The first issue with this strategy is that objects in varnish-cache
can subtantially differ in size and thus, to store a large object,
eviction of a very high number of small objects might be necessary to
make room for a large object. For example, storing a 10GB object could
require eviction of roughly one million 10KB objects - a number much
higher than sensible ``lru_limit`` settings.
The second issue is the actual fairness issue: After one thread has
made room by nuking objects, any other thread might issue an
allocation and grab the memory. Thus, backend fetches might fail even
when, in principle, the space freed by LRU nuking would have been
sufficient.
The storage engines in this module solve the issue with a fair queue
for waiting allocation requests whenever memory is tight. The actual
LRU is implemented in a separate thread and whenever memory becomes
available, waiting requests are served in order.

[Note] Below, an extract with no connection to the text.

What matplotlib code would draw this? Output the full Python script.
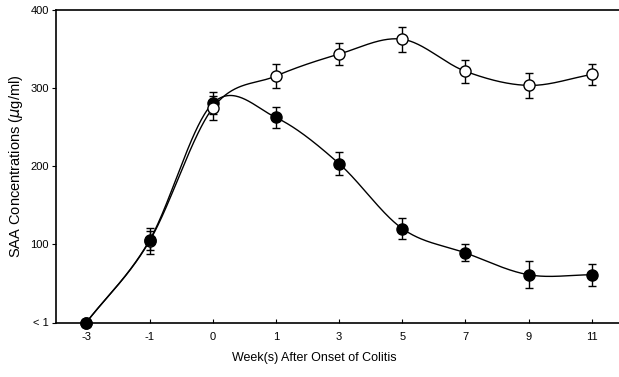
import numpy as np
import matplotlib
matplotlib.use("Agg")
import matplotlib.pyplot as plt

weeks = ["-3", "-1", "0", "1", "3", "5", "7", "9", "11"]
filled_vals = [0, 105, 280, 262, 203, 120, 89, 61, 61]
filled_err = [0, 12, 14, 13, 15, 13, 11, 17, 14]
open_vals = [0, 104, 274, 315, 343, 362, 321, 303, 317]
open_err = [0, 17, 15, 15, 14, 16, 15, 16, 13]
yticks = [0, 100, 200, 300, 400]
yticklabels = ["< 1", "100", "200", "300", "400"]


def catmull_rom(x, y, per=60):
    x = np.asarray(x, float)
    y = np.asarray(y, float)
    k = len(x)
    m = np.zeros(k)
    m[1:-1] = (y[2:] - y[:-2]) / (x[2:] - x[:-2])
    m[0] = (y[1] - y[0]) / (x[1] - x[0])
    m[-1] = (y[-1] - y[-2]) / (x[-1] - x[-2])
    xs_all, ys_all = [], []
    for i in range(k - 1):
        h = x[i + 1] - x[i]
        t = np.linspace(0, 1, per, endpoint=(i == k - 2))
        h00 = 2 * t**3 - 3 * t**2 + 1
        h10 = t**3 - 2 * t**2 + t
        h01 = -2 * t**3 + 3 * t**2
        h11 = t**3 - t**2
        xs_all.append(x[i] + t * h)
        ys_all.append(h00 * y[i] + h10 * h * m[i] + h01 * y[i + 1] + h11 * h * m[i + 1])
    return np.concatenate(xs_all), np.concatenate(ys_all)


plt.rcParams["font.family"] = ["Liberation Sans", "DejaVu Sans"]
fig = plt.figure(figsize=(6.19, 3.77), dpi=100)
ax = fig.add_axes([56 / 619, 1 - 322.5 / 377, (619 - 56) / 619, (322.5 - 9.5) / 377])

idx = np.arange(len(weeks))
for vals, err in [(filled_vals, filled_err), (open_vals, open_err)]:
    xs, ys = catmull_rom(idx, vals)
    ax.plot(xs, ys, color="black", lw=1.0, zorder=2)
    e = np.array(err, float)
    mask = e > 0
    ax.errorbar(idx[mask], np.array(vals)[mask], yerr=e[mask], fmt="none",
                ecolor="black", elinewidth=1.0, capsize=3, capthick=1.0, zorder=3)

fv = np.array(filled_vals, float)
ov = np.array(open_vals, float)
# open markers (drawn under filled ones except at week 0)
ax.plot(idx, ov, "o", ms=8, mfc="white", mec="black", mew=1.0, zorder=5, clip_on=False)
top = idx != 2
ax.plot(idx[top], fv[top], "o", ms=8, mfc="black", mec="black", mew=1.0, zorder=6, clip_on=False)
ax.plot(idx[~top], fv[~top], "o", ms=8, mfc="black", mec="black", mew=1.0, zorder=4, clip_on=False)

ax.set_xlim(-0.48, 8.43)
ax.set_ylim(0, 400)
ax.set_xticks(idx)
ax.set_xticklabels(weeks, fontsize=8)
ax.set_yticks(yticks)
ax.set_yticklabels(yticklabels, fontsize=8)
ax.tick_params(axis="x", direction="in", length=3, width=0.8, pad=7)
ax.tick_params(axis="y", direction="out", length=3, width=0.8, pad=2)
ax.spines["right"].set_visible(False)
for s in ["left", "top", "bottom"]:
    ax.spines[s].set_linewidth(1.2)
ax.set_xlabel("Week(s) After Onset of Colitis", fontsize=9)
ax.xaxis.set_label_coords(0.458, -0.095)
ax.set_ylabel("SAA Concentrations ($\\mu$g/ml)", fontsize=10.5, labelpad=4)

fig.savefig("out.png", dpi=100)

Also, to minimize waiting times when LRU is active, the LRU thread
maintains a reserve: It pre-nukes objects until it has filled up the
reserve, which is then used first whenever storage is requested.
TRIVIA
======
Names
-----
The project name *SLASH/* is an acronym of something boastful and
"Storage Hierarchy", intended as a reminiscence to the UNIX root of
the file system, the leftmost slash.
`buddy` was named after the memory allocation technique of the `buddy
memory allocator`_.
The name `fellow` was chosen to have a similar meaning as "buddy", but
for someone (in this case something) you can rely on long term.